BUS DRIVERS QUIT: Transport problems intensified when dozens of drivers quit the Olympic bus service, saying they were angry about working conditions and poor organization of timetables. The Australian Associated Press reported that up to 50 drivers failed to turn up to work, claiming the stress of providing the service was not worth the effort.

POLITICAL PROTESTS: The head of security has vowed not to let anti-capitalism protesters shut down Sydney. After watching violent confrontations disrupt an economic conference in Melbourne, New South Wales police commissioner Peter Ryan said police will come down hard on any group that marches on venues or tries to impede traffic.

OPENING CEREMONY: After 104 years, athletes and team officials will walk together when the U.S. team marches into the Olympics. Ending a tradition that started with the first modern Games in 1896, the U.S. Olympic Committee said it was doing away with the line of officials that usually comes between the American flag and the athletes in the Opening Ceremony march Friday. Muhammad Ali, who lighted the cauldron to open the Atlanta Olympics four years ago, will be at the ceremonies. "Right now, I haven't got any planned role _ I'm only there to be a spectator," the three-time world heavyweight boxing champion said...Cliff Meidl, who survived a 30,000-volt jolt of electricity in a construction accident and became one of America's top sprint kayakers, was picked to carry the U.S. flag. Boxer Victor Ramos, who hid in the hills from marauding militia after East Timor's independence vote from Indonesia, will carry the Olympic flag in front of his nation's refugee team.
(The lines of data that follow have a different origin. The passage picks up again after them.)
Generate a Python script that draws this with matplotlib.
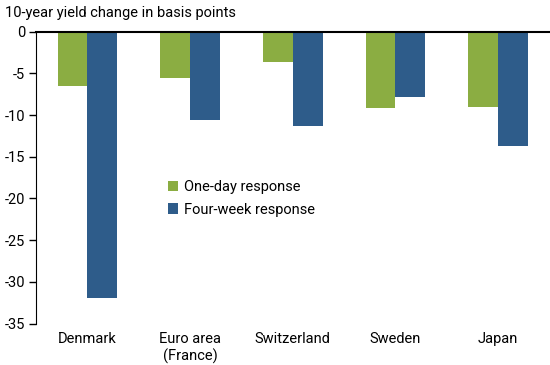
import matplotlib
matplotlib.use("Agg")
import matplotlib.pyplot as plt
import numpy as np

categories = ["Denmark", "Euro area\n(France)", "Switzerland", "Sweden", "Japan"]
one_day = [-6.5, -5.5, -3.6, -9.1, -9.0]
four_week = [-32.0, -10.6, -11.3, -7.8, -13.7]
yticks = [0, -5, -10, -15, -20, -25, -30, -35]

plt.rcParams['font.family'] = ['Roboto', 'DejaVu Sans']

fig = plt.figure(figsize=(5.5, 3.65), dpi=100)
W, H = 550, 365
ax = fig.add_axes([36 / W, 1 - 323.5 / H, (549.5 - 36) / W, (323.5 - 31.7) / H])

x = np.arange(len(categories))
bw = 0.29
green = "#8BAD42"
blue = "#2E5C8A"
ax.bar(x - bw / 2, one_day, bw, color=green, label="One-day response")
ax.bar(x + bw / 2, four_week, bw, color=blue, label="Four-week response")

ax.set_xlim(-0.5, len(categories) - 0.5)
ax.set_ylim(-35, 0)
ax.set_yticks(yticks)
ax.set_yticklabels([str(t) for t in yticks], fontsize=10.5)
ax.set_xticks(x)
ax.set_xticklabels(categories, fontsize=10.5)
ax.tick_params(axis='x', length=0, pad=6)
ax.tick_params(axis='y', direction='out', length=5, width=1, pad=3)

for s in ['right', 'bottom']:
    ax.spines[s].set_visible(False)
ax.spines['top'].set_visible(True)
ax.spines['top'].set_linewidth(1.5)
ax.spines['top'].set_color('black')
ax.spines['left'].set_color('black')

leg = ax.legend(loc='upper left', bbox_to_anchor=(0.246, 0.512), frameon=False,
                fontsize=10.5, handlelength=0.7, handleheight=0.7,
                handletextpad=0.4, labelspacing=0.6, borderaxespad=0)

fig.text(5 / W, 1 - 13 / H, "10-year yield change in basis points", fontsize=10.5,
         va='center', ha='left')

fig.savefig("out.png", dpi=100)
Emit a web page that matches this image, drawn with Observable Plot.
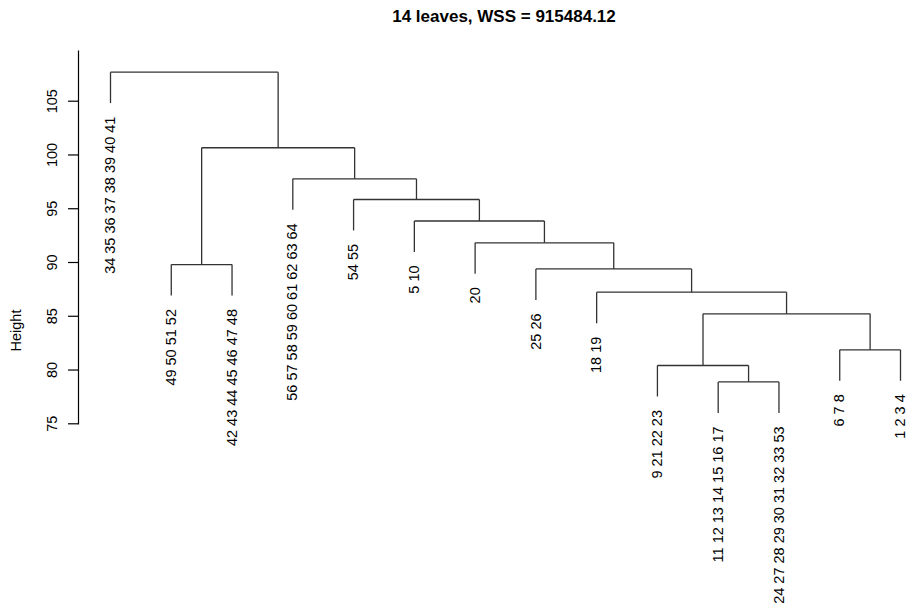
<!DOCTYPE html>
<html><head><meta charset="utf-8">
<script src="https://cdn.jsdelivr.net/npm/d3@7"></script>
<script src="https://cdn.jsdelivr.net/npm/@observablehq/plot@0.6"></script>
<style>
body{margin:0;background:#fff;font-family:"Liberation Sans",Arial,sans-serif;}
#wrap{width:908px;height:609px;position:relative;overflow:hidden;background:#fff}
#title{height:34px;position:relative}
#title span{position:absolute;left:504px;top:0;transform:translateX(-50%);line-height:34px;font-weight:bold;font-size:17px;white-space:nowrap;color:#000}
</style></head><body>
<div id="wrap"><div id="title"><span>14 leaves, WSS = 915484.12</span></div><div id="chart"></div></div>
<script>
// leaf labels, left to right
const leafLabels = [
  "34 35 36 37 38 39 40 41", "49 50 51 52", "42 43 44 45 46 47 48",
  "56 57 58 59 60 61 62 63 64", "54 55", "5 10", "20", "25 26", "18 19",
  "9 21 22 23", "11 12 13 14 15 16 17", "24 27 28 29 30 31 32 33 53",
  "6 7 8", "1 2 3 4"
];
// merges (negative = leaf index, positive = earlier merge number)
const mergeLeft   = [-11, -10, -13, 2, -9, -8, -2, -7, -6, -5, -4, 7, -1];
const mergeRight  = [-12, 1, -14, 3, 4, 5, -3, 6, 8, 9, 10, 11, 12];
const mergeHeight = [78.89, 80.42, 81.88, 85.23, 87.24, 89.40, 89.81, 91.83, 93.86, 95.86, 97.78, 100.67, 107.70];
const yTicks = [75, 80, 85, 90, 95, 100, 105];
const yTop = 109.65;
const hang = 2.88;

const nodeX = [];
const xOf = r => r < 0 ? -r : nodeX[r - 1];
mergeHeight.forEach((h, i) => { nodeX[i] = (xOf(mergeLeft[i]) + xOf(mergeRight[i])) / 2; });

const segs = [], leaves = [];
mergeHeight.forEach((h, i) => {
  const l = mergeLeft[i], r = mergeRight[i];
  segs.push({x1: xOf(l), y1: h, x2: xOf(r), y2: h});
  for (const c of [l, r]) {
    const ch = c < 0 ? h - hang : mergeHeight[c - 1];
    segs.push({x1: xOf(c), y1: h, x2: xOf(c), y2: ch});
    if (c < 0) leaves.push({x: -c, y: ch, label: leafLabels[-c - 1]});
  }
});

const chart = Plot.plot({
  width: 908, height: 575,
  marginLeft: 78, marginRight: 8, marginTop: 16.7, marginBottom: 185.7,
  x: {domain: [1, 14], insetLeft: 32, axis: null},
  y: {domain: [75, yTop], axis: null},
  style: {fontFamily: "'Liberation Sans', Arial, sans-serif", fontSize: "14.5px", background: "white", color: "#000"},
  marks: [
    Plot.frame({anchor: "left", stroke: "#000", strokeWidth: 1.2}),
    Plot.axisY({ticks: yTicks, tickSize: 10, tickFormat: () => "", label: null, stroke: "#000", strokeWidth: 1.2}),
    Plot.text(yTicks, {y: d => d, text: d => String(d), frameAnchor: "left", dx: -26, rotate: -90, textAnchor: "middle", fill: "#000"}),
    Plot.text(["Height"], {text: d => d, frameAnchor: "left", dx: -62, dy: 93, rotate: -90, textAnchor: "middle", fill: "#000"}),
    Plot.link(segs, {x1: "x1", y1: "y1", x2: "x2", y2: "y2", stroke: "#333", strokeWidth: 1.3}),
    Plot.text(leaves, {x: "x", y: "y", text: "label", rotate: -90, textAnchor: "end", dy: 13.5, fill: "#000"})
  ]
});
document.getElementById("chart").appendChild(chart);
</script>
</body></html>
DIVING: Arturo Miranda is 0-for-2 in trying to compete, but has another chance. A three-member panel of the International Court of Arbitration for Sport asked the International Olympic Committee to review a decision prohibiting the Cuba-born diver from representing Canada. The court of arbitration also asked the IOC to review a rule that says if an athlete changes citizenship, his home country can veto participation for his new one for three years.

TRACK: Germany's Charles Friedek, the triple jump world champion, said he will attempt to compete despite a partly torn knee ligament. Although Friedek isn't completely healed, he will fly into Sydney on Saturday and hopes to be ready for the Sept. 23 qualifications.

ELIGIBILITY DEBATES: A three-member panel of the International Court of Arbitration for Sport asked the International Olympic Committee to review a decision prohibiting Cuba-born Arturo Miranda from representing Canada. The court of arbitration also asked the IOC to review a rule that says if an athlete changes citizenship, his home country can veto participation for his new one for three years.

Meanwhile, three arbitrators ruled that Angel Perez was not eligible to race for the U.S. team. Perez, an Olympian for Cuba in 1992, defected to Miami in 1993 and became a U.S. citizen in 1999.

GYMNASTICS: The U.S. women's team got a scare when Jamie Dantzscher rolled her right ankle during training. Dantzscher continued practicing after getting her ankle taped and said the injury isn't serious.

SWIMMING: The governing body took a major step toward approving men for synchronized events, meaning American Bill May likely will be able to compete at the 2004 Olympics. FINA approved a U.S.-backed proposal to allow mixed pairs competition, beginning with the 2002 World Championships in Zurich, Switzerland.